My wife was hungry for turkey so I told her I'd cook up the longbeard i killed this spring for dinner. With the arrival of my Santa Maria attachment there was truly no other way i would want to cook it. So into A super simple salt/brown sugar brine the breasts went!

Post brine i just dusted it with some cumin and cayenne and into the grill it went. Unfortunately as I was finishing the bird hot over the coals, a tornado-esque thunder storm rolled in and i lost the fire. So it didn't get the color i was hoping for, but it finished up fine in the oven. Plated with some chipotle crema and the wife's caesar pasta salad and a fine midweek meal was has.

Most importantly, the wife looked at me while we were eating and said, "I think you should get more turkeys next year."

She won't be telling me twice!!!


----------



## Winterrider (Jul 8, 2021)

Looks really good. Been a long time since I had wild turkey. Not very abundant in my part of ND.


----------



## gmc2003 (Jul 8, 2021)

Nice job on that bird Ben. 

Point for sure
Chris


----------



## smokerjim (Jul 8, 2021)

Looks good!


----------



## kilo charlie (Jul 8, 2021)

Great job!


----------



## Brokenhandle (Jul 8, 2021)

Looks great! Good thing she liked it to ensure future hunts!

Ryan


----------



## smokeymose (Jul 8, 2021)

The color looks good to me!
Nifty setup for the kettle. You'll be using it a lot.


----------



## HalfSmoked (Jul 8, 2021)

Nice job great looking plate.

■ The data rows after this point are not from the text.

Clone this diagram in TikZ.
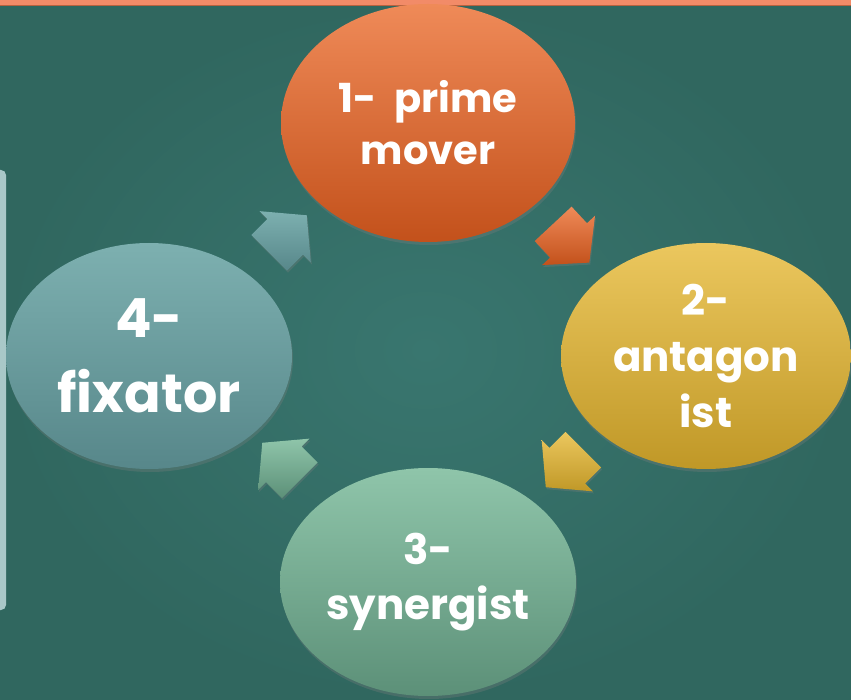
\documentclass[tikz,border=0pt]{standalone}
\usepackage{fontspec}
\setmainfont{Poppins}
\usepackage{xcolor}
\usepackage{tikz}
\usetikzlibrary{arrows.meta,positioning,calc,shapes.geometric,shapes.arrows,shadows}
\definecolor{bglight}{HTML}{39766F}
\definecolor{bgdark}{HTML}{30675F}
\definecolor{topbar}{HTML}{F28B68}
\definecolor{topedge}{HTML}{B8623F}
\definecolor{sidepanel}{HTML}{A9C8C8}
\definecolor{primetop}{HTML}{EF8A58}
\definecolor{primebot}{HTML}{C3511B}
\definecolor{antagtop}{HTML}{EBC75E}
\definecolor{antagbot}{HTML}{C09827}
\definecolor{synertop}{HTML}{8FC5AA}
\definecolor{synerbot}{HTML}{5C9078}
\definecolor{fixtop}{HTML}{7DB0B0}
\definecolor{fixbot}{HTML}{57878A}

\begin{document}
\begin{tikzpicture}[x=1pt,y=-1pt]
  \tikzstyle{phase}=[ellipse,inner sep=0pt,align=center,text=white,drop shadow={opacity=0.3,shadow xshift=1pt,shadow yshift=-3pt}]
  \tikzstyle{turn}=[single arrow,minimum height=53pt,single arrow head extend=11pt,single arrow tip angle=100,inner xsep=0pt,inner ysep=25pt,drop shadow={opacity=0.3,shadow xshift=1pt,shadow yshift=-2pt}]
  \useasboundingbox (0,0) rectangle (851,700);
  % slide background
  \shade[inner color=bglight,outer color=bgdark] (0,0) rectangle (851,700);
  \fill[topbar] (0,0) rectangle (851,5);
  \draw[topedge,line width=1pt] (0,5.5) -- (851,5.5);
  \fill[sidepanel,rounded corners=5pt] (-12,170) rectangle (6,610);
  % the four phases
  \node[phase,top color=primetop,bottom color=primebot,minimum width=294pt,minimum height=238pt,font=\bfseries\fontsize{40}{52}\selectfont] (prime) at (428,123) {1-~~prime\\mover};
  \node[phase,top color=antagtop,bottom color=antagbot,minimum width=290pt,minimum height=226pt,font=\bfseries\fontsize{42}{56}\selectfont] (antag) at (706,356) {2-\\antagon\\ist};
  \node[phase,top color=synertop,bottom color=synerbot,minimum width=296pt,minimum height=228pt,font=\bfseries\fontsize{42}{55}\selectfont] (syner) at (428,582) {3-\\synergist};
  \node[phase,top color=fixtop,bottom color=fixbot,minimum width=286pt,minimum height=226pt,font=\bfseries\fontsize{54}{75}\selectfont] (fix) at (149,356) {4-\\fixator};
  % arrows of the cycle
  \node[turn,top color=primetop,bottom color=primebot,rotate=-47] (a12) at ($(prime)!0.5!(antag)+(-3,-4)$) {};
  \node[turn,top color=antagtop,bottom color=antagbot,rotate=-135] (a23) at ($(antag)!0.5!(syner)+(5,-8)$) {};
  \node[turn,top color=synertop,bottom color=synerbot,rotate=135] (a34) at ($(syner)!0.5!(fix)$) {};
  \node[turn,top color=fixtop,bottom color=fixbot,rotate=45] (a41) at ($(fix)!0.5!(prime)+(-8,2)$) {};
\end{tikzpicture}
\end{document}
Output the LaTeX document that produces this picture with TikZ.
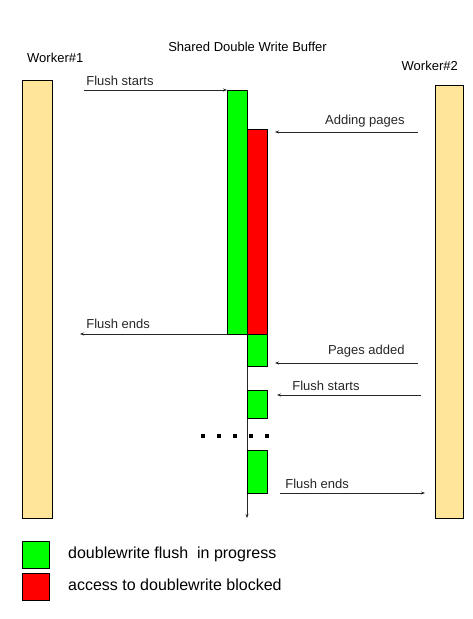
\documentclass[tikz,border=0pt]{standalone}
\usepackage{fontspec}
\setmainfont{Liberation Sans}
\usetikzlibrary{arrows.meta}
\definecolor{barfill}{RGB}{255,229,153}
\definecolor{flushgreen}{RGB}{0,255,0}
\definecolor{blockred}{RGB}{255,0,0}
\begin{document}
\begin{tikzpicture}[
  x=1pt, y=-1pt,
  worker/.style={rectangle, draw, line width=0.8pt, fill=barfill, anchor=north west, minimum width=30pt, inner sep=0pt, outer sep=0pt},
  buf/.style={rectangle, draw, line width=0.8pt, anchor=north west, minimum width=20pt, inner sep=0pt, outer sep=0pt},
  lbl/.style={inner sep=0pt, font=\fontsize{13}{15}\selectfont},
  msg/.style={-{Stealth[length=4pt,width=3pt]}, line width=0.7pt, black!85},
  font=\fontsize{13}{15}\selectfont
]
\useasboundingbox (0,0) rectangle (472,619);

% workers and buffer
\node[worker, minimum height=438pt] (w1) at (22,80) {};
\node[worker, minimum width=28pt, minimum height=433pt] (w2) at (435,85) {};
\node[lbl, anchor=base west] (w1name) at (27,62.6) {Worker\#1};
\node[lbl, anchor=base west] (w2name) at (401.5,70) {Worker\#2};
\node[lbl, anchor=base] (title) at (247.5,51.6) {Shared Double Write Buffer};

\coordinate (axend) at (247,518);
\draw[msg] (247,334) coordinate (axtop) -- (axend);

\node[buf, fill=flushgreen, minimum height=244pt] (g1) at (227,90) {};
\node[buf, fill=blockred, minimum height=205pt] (r1) at (247,129) {};
\node[buf, fill=flushgreen, minimum height=32pt] (g2) at (247,334) {};
\node[buf, fill=flushgreen, minimum height=28pt] (g3) at (247,390) {};
\node[buf, fill=flushgreen, minimum height=43pt] (g4) at (247,450) {};

\foreach \x in {203,219,235,251,267}
  \fill (\x-1.8,434.2) rectangle ++(3.6,3.6);

% messages
\coordinate (fs1) at (84,90);
\coordinate (ap1) at (418,132);
\coordinate (ap2) at (275,132);
\coordinate (fe1) at (80,334);
\coordinate (pa1) at (418,363);
\coordinate (pa2) at (275,363);
\coordinate (fs2) at (421,395);
\coordinate (fs3) at (277,395);
\coordinate (fe2) at (280,493);
\coordinate (fe3) at (425,493);

\draw[msg] (fs1) -- node[lbl, pos=0, anchor=base west, xshift=2pt, yshift=4.6pt] {Flush starts} (g1.north west);
\draw[msg] (ap1) -- node[lbl, pos=0, anchor=base east, xshift=-13pt, yshift=7.7pt] {Adding pages} (ap2);
\draw[msg] (g1.south west) -- node[lbl, pos=1, anchor=base west, xshift=6pt, yshift=5.5pt] {Flush ends} (fe1);
\draw[msg] (pa1) -- node[lbl, pos=0, anchor=base east, xshift=-13pt, yshift=8.4pt] {Pages added} (pa2);
\draw[msg] (fs2) -- node[lbl, pos=1, anchor=base west, xshift=15pt, yshift=4.3pt] {Flush starts} (fs3);
\draw[msg] (fe2) -- node[lbl, pos=0, anchor=base west, xshift=5pt, yshift=5pt] {Flush ends} (fe3);

% legend
\node[buf, fill=flushgreen, minimum width=27pt, minimum height=27pt] (lgreen) at (22,541) {};
\node[buf, fill=blockred, minimum width=27pt, minimum height=27pt] (lred) at (22,573.5) {};
\node[inner sep=0pt, anchor=base west, font=\fontsize{16}{19}\selectfont] (tgreen) at (68,558.4) {doublewrite flush\ \ in progress};
\node[inner sep=0pt, anchor=base west, font=\fontsize{16}{19}\selectfont] (tred) at (68,590) {access to doublewrite blocked};
\end{tikzpicture}
\end{document}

Love turkey done this way wild or domestic.

Warren


----------



## sawhorseray (Jul 8, 2021)

Great looking rig and a fine piece of work, beautiful gobbler too. RAY


----------



## SmokinAl (Jul 8, 2021)

Nice job on the chicken Ben!
I have that attachment as well and we use it all the time!
Al


----------



## Whiskey13 (Jul 8, 2021)

Great food and you got the boss approval to hunt more...win win.


----------



## BenCarlson (Jul 8, 2021)

SmokinAl said:


> Nice job on the chicken Ben!
> I have that attachment as well and we use it all the time!
> Al



Al I actually bought this after reading a post of yours just mentioning it. Absolutely loving it!


----------



## BenCarlson (Jul 8, 2021)

Thanks everyone for the kind words!


----------



## smokin peachey (Jul 8, 2021)

Looks delicious


----------



## HalfSmoked (Jul 10, 2021)

Thanks for the like BenCarison it is appreciated.

Warren


----------



## BC Buck (Jul 11, 2021)

Looks good, what state you harvest the bird. Here in Missouri are population is way down but I did manage to kill one bird.


----------



## BenCarlson (Jul 11, 2021)

BC Buck said:


> Looks good, what state you harvest the bird. Here in Missouri are population is way down but I did manage to kill one bird.



That's a Pennsylvania bird


----------